A study on mice by researchers from Osaka University has discovered a way of making male mice infertile temporarily by blocking a specific protein in the animals' sperm – a protein that's also found in human sperm.

"It is important that we find an effective and reversible contraceptive option to allow men more control over their own reproductive futures," said Masahito Ikawa, the lead researcher from Osaka University's Research Institute for Microbial Diseases, as reported by Amy Norton at HealthDay. "The findings of this study may be a key step to giving men that control."

The protein blocked in the study, called calcineurin, was suppressed in mice by the use of two chemical inhibitors, producing temporarily infertile animals. The male mice with inhibited calcineurin still had sex with female mice, but none of the females became pregnant. The treatment took four to five days to render the males infertile, and a week after the animals discontinued taking the calcineurin inhibitors, their fertility returned.

While the treatment has not yet been reproduced in human males, there's good reason to think it could work as a kind of male contraceptive pill. The chemical inhibitors used to suppress the male mice's calcineurin proteins – cyclosporine A (aka CsA) and FK506 (aka tacrolimus) – are already available in existing human medicines, where they're used as immunosuppressant drugs to help organ transplant recipients lower the risk that their bodies will reject new organs from donors.

While the researchers say the medicines shouldn't be taken for contraceptive purposes in their current forms, the drugs' newfound abilities to affect sperm could help research efforts towards the development of a male pill.

"Considering these results in mice, sperm calcineurin may be a target for reversible and rapidly acting human male contraceptives," the researchers write in their paper, which is published in Science.

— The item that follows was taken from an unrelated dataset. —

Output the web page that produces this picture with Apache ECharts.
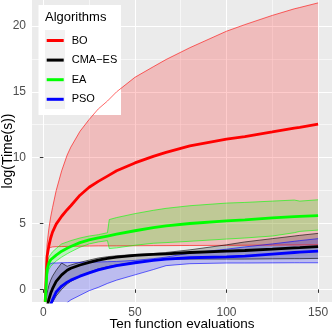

Unlike women, who have a range of contraceptive options open to them, men are faced with either using condoms or undergoing surgery to try to prevent pregnancy when having sex.

"Existing male contraceptives don't come close to filling the need," said Aaron Hamlin, executive director of the Male Contraception Initiative in the US, who was not involved with the research. "Condoms have a real-world annual pregnancy rate of 18 percent – about a dice roll for the average person."